It’s a weird time to be an American for many, many reasons, but the way the government and the public views and responds to public protests has to be among the very top on the list. Protests, for those of you who haven’t bothered opening up a history book, are as American as apple pie, baseball, and drone strikes. Civic engagement via public demonstration is so central to the American idea that it is enshrined in the First Amendment, with rather limited wiggle room for government to bottle it up. It is also notable that the courts, including the Supreme Court, have ruled previously that anonymity is absolutely protected by the First Amendment as well. The EFF’s page on anonymity makes it plain that this has long gone beyond the realm of online or digital speech.
The Supreme Court has ruled repeatedly that the right to anonymous free speech is protected by the First Amendment. A frequently cited 1995 Supreme Court ruling in McIntyre v. Ohio Elections Commission reads:
Anonymity is a shield from the tyranny of the majority. . . . It thus exemplifies the purpose behind the Bill of Rights and of the First Amendment in particular: to protect unpopular individuals from retaliation . . . at the hand of an intolerant society.
Which brings us back to the weirdness of the present, in which House Congressman Dan Donovan from New York has submitted legislation that seeks to criminalize protesting while wearing anything that covers one’s face.
Whoever, whether or not acting under color of law, while in disguise, including while wearing a mask, injures, oppresses, threatens, or intimidates any person in any State, Territory, Commonwealth, Possession, or District in the free exercise or enjoyment of any right or privilege secured to him by the Constitution or laws of the United States, or because of his having so exercised the same, shall be fined under this title, imprisoned not more than 15 years, or both.
This represents a severe ratcheting up of the sentencing structures just for wearing a mask. Now, you may be saying that this bill is not targeting protesters, but those who break the law as described above. Except we have to place this bill in the context of reality. That context includes first that the language in the bill as what counts as a violation is overly broad (oppresses, threatens, or intimidates) and second that the government has shown itself to be enormously awful at not trying to criminalize peaceful protests it doesn’t like. And, if anyone had any question as to what this bill is specifically intended to do, one need only look to the nickname Donovan gave it to conclude that this is as pure an attempt to make the infringement of speech as partisan as possible as can be found.
Section 1. Short title
This Act may be cited as the Unmasking Antifa Act of 2018.
Antifa, of course, being the favored bogeyman target from the political interests of those supporting the President, at least at the moment. And, sure, some protests where Antifa has participated in have gotten out of hand and criminal activities have taken place. We have laws for that. Using them as an excuse to specifically outlaw wearing a mask or face-covering while protesting is just plain stupid.

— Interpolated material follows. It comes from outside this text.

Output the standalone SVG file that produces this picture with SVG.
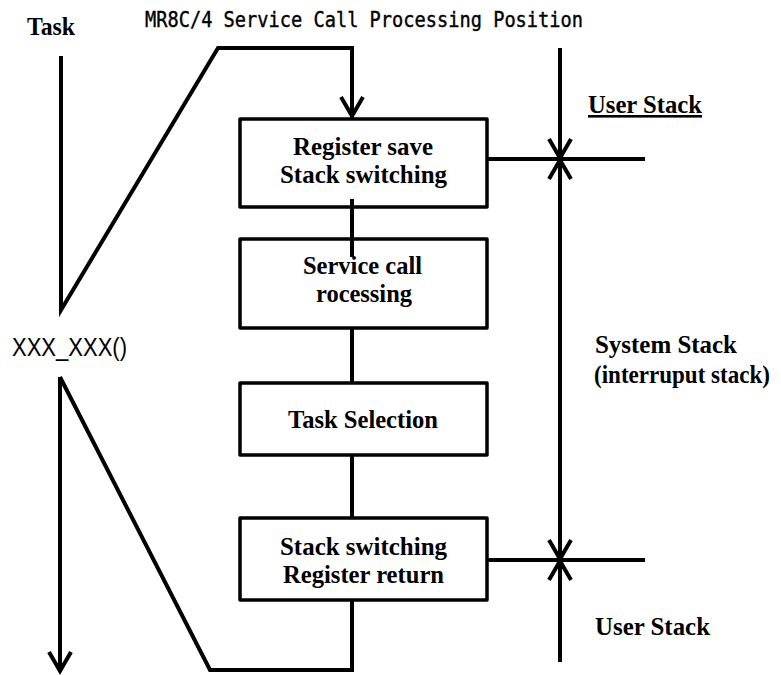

And pretty plainly unconstitutional. I would guess Donovan knows that, too, and is actually using this bill purely as a, shall we say… “virtue signal” to his constituents without having any expectations that it will both pass into law and defeat the immediate First Amendment challenges that will surely be thrown at it from many places. And, in case it isn’t clear, playing those sorts of political games with free speech is about as scummy as it gets for a politician.